Chi-squared fit with errors on both x and y

[Malamala]

Hello I have some data points which have errors on both x and y coordinates. I want to fit a straight line to them but I am not sure how to take the error on x into account. Normally, when I have just the error on y, I want to minimize $$\sum\frac{(y_{pred}(x)-y_{measured}(x))^2}{\sigma_y^2}$$
Can I just replace $\sigma_y^2$ with $\sigma_x^2+\sigma_y^2$? The errors on x and y are not correlated. Thank you!

 

[Vanadium 50]

No, it's not that simple. See errors-in-variables models and regression dilution. This is an area where you need a very well defined problem to get a statistically valid answer. (Unlike your last problem)

 

[Dale]

It is also called orthogonal distance regression.

 

[Vanadium 50]

It is also called orthogonal distance regression.

Yes. You start with the obvious thing - a line y = mx + b, and you try and do a least-squares fit using the perpendicular distances between the points and the candidate line instead of the y-distances. Problem is that doesn't always get you a unique unbiased solution.

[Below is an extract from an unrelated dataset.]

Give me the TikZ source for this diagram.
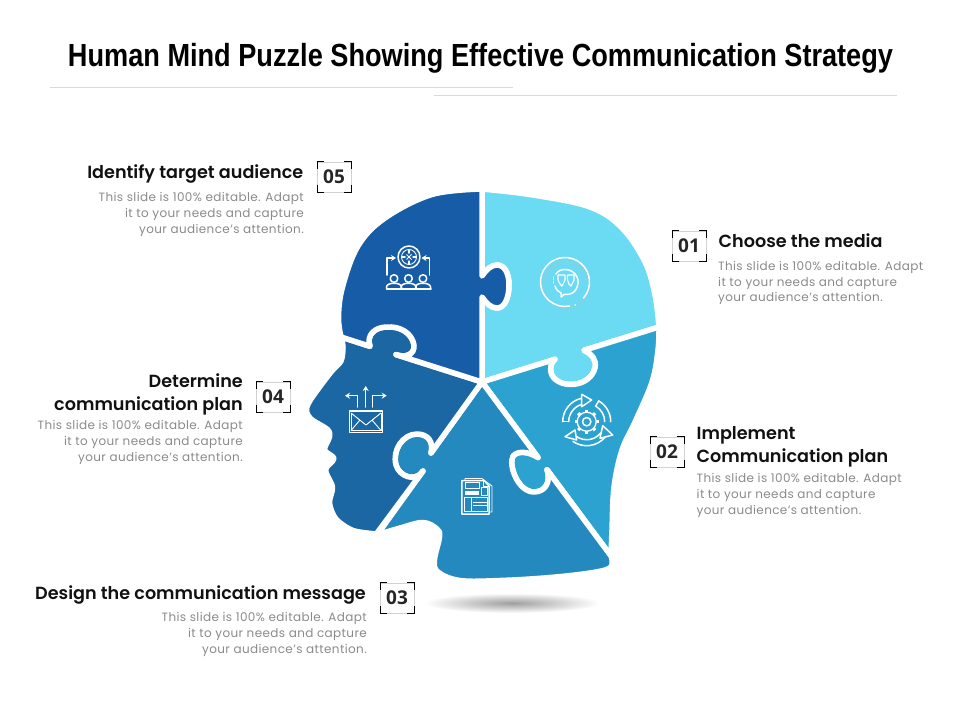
\documentclass[tikz,border=0pt]{standalone}
\usepackage{fontspec}
\usepackage{graphicx}
\usetikzlibrary{arrows.meta}
\setmainfont[LetterSpace=3.2]{Poppins}
\newfontfamily\headf{Poppins SemiBold}
\newfontfamily\titlef{Liberation Sans}
\newfontfamily\numf{Open Sans}
\definecolor{cA}{HTML}{6BDAF3}
\definecolor{cB}{HTML}{2BA2D0}
\definecolor{cC}{HTML}{2389BE}
\definecolor{cD}{HTML}{1B67A4}
\definecolor{cE}{HTML}{175CA6}
\definecolor{bodygray}{HTML}{8A8A8A}
\definecolor{headk}{HTML}{111111}
\tikzset{
 piece/.style={draw=white,line width=5.5pt,line join=round},
 icon/.style={draw=white,line width=1.5pt,line cap=round,line join=round},
 iconthin/.style={draw=white,line width=.9pt,line join=round},
 arr/.style={-{Stealth[length=5pt,width=6pt]}},
 head/.style={font=\fontsize{17.6}{23}\selectfont\headf,text=headk,inner sep=0pt},
 bodyt/.style={font=\fontsize{12}{15.8}\selectfont,text=bodygray,inner sep=0pt},
 numnode/.style={font=\fontsize{19}{19}\selectfont\numf\bfseries,text=black!85,draw=black!18,line width=.5pt,minimum width=33.5pt,minimum height=30pt,inner sep=0pt},
 rulel/.style={draw=black!15,line width=.7pt}
}
\newcommand{\numbox}[4]{%
 \node[numnode] (#1) at (#2,#3) {#4};
 \draw[black,line width=1pt] ([xshift=7pt]#1.north west) -- (#1.north west) -- ([yshift=-7pt]#1.north west);
 \draw[black,line width=1pt] ([xshift=-7pt]#1.north east) -- (#1.north east) -- ([yshift=-7pt]#1.north east);
 \draw[black,line width=1pt] ([xshift=7pt]#1.south west) -- (#1.south west) -- ([yshift=7pt]#1.south west);
 \draw[black,line width=1pt] ([xshift=-7pt]#1.south east) -- (#1.south east) -- ([yshift=7pt]#1.south east);
}
\begin{document}
\begin{tikzpicture}[x=1pt,y=-1pt]
\useasboundingbox (0,0) rectangle (960,720);
% title
\node[inner sep=0pt,anchor=base] (title) at (480.5,66) {\resizebox{825pt}{\height}{\fontsize{32}{32}\selectfont\titlef\bfseries Human Mind Puzzle Showing Effective Communication Strategy}};
\draw[rulel] (50,87) -- (513,87);
\draw[rulel] (434,95) -- (897,95);
% shadow
\shade[inner color=black!38,outer color=white] (512,603) ellipse [x radius=88,y radius=10];
% pieces
\coordinate (C) at (482,382);
% 01
\path[piece,fill=cA] (C) -- (482,297) .. controls (486,303) and (491,308) .. (497,308) .. controls (505,308) and (509,297) .. (509,285) .. controls (509,274) and (505,265) .. (497,265) .. controls (491,265) and (486,270) .. (482,276) -- (482,189)
 -- plot[smooth,tension=.6] coordinates {(482,189) (533,195) (590,207) (622,228) (645,262) (655,295) (659,327)}
 -- (584,350.3) .. controls (592,354) and (597,360) .. (595,368) .. controls (590,386) and (566,388) .. (556,380) .. controls (549,375) and (549,364) .. (555,359.3) -- cycle;
% 02
\path[piece,fill=cB] (C) -- (555,359.3) .. controls (549,364) and (549,375) .. (556,380) .. controls (566,388) and (590,386) .. (595,368) .. controls (597,360) and (592,354) .. (584,350.3) -- (659,327)
 -- plot[smooth,tension=.6] coordinates {(659,327) (658,350) (652,382) (635,422) (622,450) (614,487) (612,530) (611,556)}
 -- (547,469.7) .. controls (551,481) and (546,492) .. (534,492) .. controls (518,492) and (508,465) .. (513,456) .. controls (518,450) and (530,452) .. (538,457.5) -- cycle;
% 03
\path[piece,fill=cC] (C) -- (538,457.5) .. controls (530,452) and (518,450) .. (513,456) .. controls (508,465) and (518,492) .. (534,492) .. controls (546,492) and (551,481) .. (547,469.7) -- (611,556)
 -- plot[smooth,tension=.6] coordinates {(611,556) (611,567) (593,572.5) (550,577.5) (500,580.5) (460,580.5) (438,572) (434.5,560) (439.5,537) (437,529) (423,522.5) (400,528) (377,535)}
 -- (423,471) .. controls (415,483) and (399,476) .. (396,465) .. controls (392,450) and (403,434) .. (417,434) .. controls (428,434) and (434,442) .. (431,453) -- cycle;
% 04
\path[piece,fill=cD] (C) -- (431,453) .. controls (434,442) and (428,434) .. (417,434) .. controls (403,434) and (392,450) .. (396,465) .. controls (399,476) and (415,483) .. (423,471) -- (377,533)
 -- plot[smooth,tension=.5] coordinates {(377,534) (353,530.5) (336,519) (329.5,503) (332.5,487) (325.5,470) (334,458.5) (324.5,450) (329.5,437) (327.5,429.5) (311,419) (306.5,410) (311,399) (331,372) (341,361) (343,347) (341,337)}
 -- (370,346.3) .. controls (366,335) and (375,327) .. (387,327) .. controls (400,326) and (412,333) .. (414,345) .. controls (415,355) and (405,358) .. (396,354.6) -- cycle;
% 05
\path[piece,fill=cE] (C) -- (396,354.6) .. controls (405,358) and (415,355) .. (414,345) .. controls (412,333) and (400,326) .. (387,327) .. controls (375,327) and (366,335) .. (370,346.3) -- (341,337)
 -- plot[smooth,tension=.6] coordinates {(341,337) (338.5,317) (342.5,287) (358,246) (385,218) (432,194.5) (482,189)}
 -- (482,276) .. controls (486,270) and (491,265) .. (497,265) .. controls (505,265) and (509,274) .. (509,285) .. controls (509,297) and (505,308) .. (497,308) .. controls (491,308) and (486,303) .. (482,297) -- cycle;
% icon 05: target and people
\draw[icon] (409,257) circle (11);
\draw[iconthin] (409,257) circle (7.5);
\draw[icon] (409,250) -- (409,253) (409,261) -- (409,264) (402,257) -- (405,257) (413,257) -- (416,257);
\draw[iconthin] (406.5,254.5) -- (411.5,259.5) (411.5,254.5) -- (406.5,259.5);
\draw[icon,arr] (387,275) -- (387,258) -- (396,258);
\draw[icon,arr] (429.5,275) -- (429.5,258) -- (421.5,258);
\foreach \px in {394,408.5,423}{
 \draw[icon] (\px,278.5) circle (3.8);
 \draw[icon] (\px-7.5,288.5) -- (\px-7.5,287) .. controls (\px-7.5,282) and (\px+7.5,282) .. (\px+7.5,287) -- (\px+7.5,288.5);
}
\draw[icon] (386.5,288.8) -- (431,288.8);
% icon 01: speech bubble
\draw[black!25,line width=3pt,opacity=.2] (566,285) circle (23);
\draw[icon] (565,282) ++(41:24.5) arc[start angle=41,end angle=-281,radius=24.5];
\draw[icon] (575,305) -- (575.4,304.8);
\draw[icon] (564,294.5) .. controls (577,296) and (580,283) .. (577,277) .. controls (573,268) and (560,267) .. (556,274);
\draw[icon,dash pattern=on 2pt off 2.5pt] (553.5,277) -- (553.5,283);
\draw[icon] (555,286) .. controls (556,290) and (559,292) .. (561,293) -- (561,297) -- (564,294.5);
\draw[iconthin,line width=1.1pt] (558,275) -- (565,275) -- (565,280) -- (562,286) -- (560,284) -- (558,280) -- cycle;
\draw[iconthin,line width=1.1pt] (567.5,275) -- (574,275) -- (574,280) -- (571,286) -- (569,284) -- (567.5,280) -- cycle;
% icon 02: gear and arrows
\foreach \a in {0,45,...,315}{\draw[draw=white,line width=3.2pt] (586.7,421.7) ++(\a:9) -- ++(\a:3);}
\draw[draw=white,fill=cB,line width=1.3pt] (586.7,421.7) circle (9.5);
\draw[icon] (586.7,421.7) circle (4.2);
\foreach \sa/\ea in {-180/-105,-60/0,40/125}{
 \draw[icon] (586.7,421.7) ++(\sa:24) arc[start angle=\sa,end angle=\ea,radius=24];
 \draw[icon] (586.7,421.7) ++(\sa:18) arc[start angle=\sa,end angle=\ea,radius=18];
 \draw[icon] (586.7,421.7) ++(\sa:24) -- ++(\sa:-6);
}
\draw[icon,fill=cB] (581.7,394.3) -- (591.7,400) -- (581.7,406.7) -- cycle;
\draw[icon,fill=cB] (602.7,425.7) -- (612.7,435) -- (600,438.3) -- cycle;
\draw[icon,fill=cB] (565,436.7) -- (575,430) -- (576.7,440) -- cycle;
% icon 03: document
\draw[icon,line width=.9pt] (465,480) -- (465,478.5) -- (482,478.5) -- (492,486) -- (492,512) -- (489,512);
\draw[icon] (461.8,480.5) -- (484,480.5) -- (489,486) -- (489,514) -- (461.8,514) -- cycle;
\draw[iconthin] (483,480.5) -- (483,486.5) -- (489,486.5);
\draw[iconthin] (465,482) rectangle (479,488.5);
\fill[white] (464.5,490.5) rectangle (479,495);
\draw[iconthin] (481,487) rectangle (487,495);
\draw[iconthin] (464.5,497.5) rectangle (487,511);
\draw[iconthin] (471,497.5) -- (471,511);
\draw[iconthin] (473,502) -- (487,502) (473,505.5) -- (487,505.5);
% icon 04: envelope and arrows
\draw[icon,arr] (365.7,407) -- (365.7,386);
\draw[icon,arr] (357.3,407) -- (357.3,395.7) -- (345,395.7);
\draw[icon,arr] (372.3,407) -- (372.3,395.7) -- (386.7,395.7);
\draw[icon,line width=1.1pt] (349.3,411) rectangle (382.7,432.3);
\draw[iconthin] (351,413) -- (366,425) -- (381,413);
\draw[iconthin] (351,430.5) -- (360,420) (381,430.5) -- (372,420);
\draw[iconthin] (351,413) -- (351,430.5) -- (381,430.5) -- (381,413);
% number boxes
\numbox{n5}{334}{177}{05}
\numbox{n1}{689}{246}{01}
\numbox{n4}{273}{397}{04}
\numbox{n2}{667}{452}{02}
\numbox{n3}{397}{598}{03}
% labels
\node[head,anchor=base east] (h5) at (303.5,178) {Identify target audience};
\node[bodyt,anchor=north east,align=right] (b5) at (304,192.5) {This slide is 100\% editable. Adapt\\it to your needs and capture\\your audience's attention.};
\node[head,anchor=base west] (h1) at (718.5,247) {Choose the media};
\node[bodyt,anchor=north west,align=left] (b1) at (718,261) {This slide is 100\% editable. Adapt\\it to your needs and capture\\your audience's attention.};
\node[head,anchor=north east,align=right] (h4) at (243,373.5) {Determine\\communication plan};
\node[bodyt,anchor=north east,align=right] (b4) at (243,420.5) {This slide is 100\% editable. Adapt\\it to your needs and capture\\your audience's attention.};
\node[head,anchor=north west,align=left] (h2) at (696.5,426) {Implement\\Communication plan};
\node[bodyt,anchor=north west,align=left] (b2) at (696.5,473.5) {This slide is 100\% editable. Adapt\\it to your needs and capture\\your audience's attention.};
\node[head,anchor=base east] (h3) at (366,599) {Design the communication message};
\node[bodyt,anchor=north east,align=right] (b3) at (367,612.5) {This slide is 100\% editable. Adapt\\it to your needs and capture\\your audience's attention.};
\end{tikzpicture}
\end{document}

That's why you need to specify what you are looking for very carefully.

 

[Stephen Tashi]

Here's another Wikipedia link - total least squares https://en.wikipedia.org/wiki/Total_least_squares

 

[Vanadium 50]

Even though this appears to be a drive-by posting, I'll make one more comment.

If you minimize a function of Δy only, it's clear what you are doing. If you minimize something like Δx² + Δy² it's not even guaranteed that you have a number with consistent dimensions: suppose y is temperature and x is time. What units would Δx² + Δy² even be in?

To get a well-defined answer, one needs to pose a much, much better defined question. And even then it may not exist.

 

[WWGD]

Even though this appears to be a drive-by posting, I'll make one more comment.

If you minimize a function of Δy only, it's clear what you are doing. If you minimize something like Δx² + Δy² it's not even guaranteed that you have a number with consistent dimensions: suppose y is temperature and x is time. What units would Δx² + Δy² even be in?

To get a well-defined answer, one needs to pose a much, much better defined question. And even then it may not exist.

Maybe if you standardize your variables you can avoid the issue with units? I understand that is one if the reasons for standardization.

 

[Malamala]

Maybe if you standardize your variables you can avoid the issue with units? I understand that is one if the reasons for standardization.

What do you mean by this?

 

[WWGD]

What do you mean by this?

I was replying to @Vanadium 50 regarding his statement on mixed units in the expression $\sqrt \delta x^2 + \ delta y^2$. If you standardize your expression ( assuming normality of data or other) the resulting variable is unitless , from algebra alone ( you're dividing two expressions with the same units ), so that you avoid at least this issue of having mixed units. Seems like something @Stephen Tashi may know about.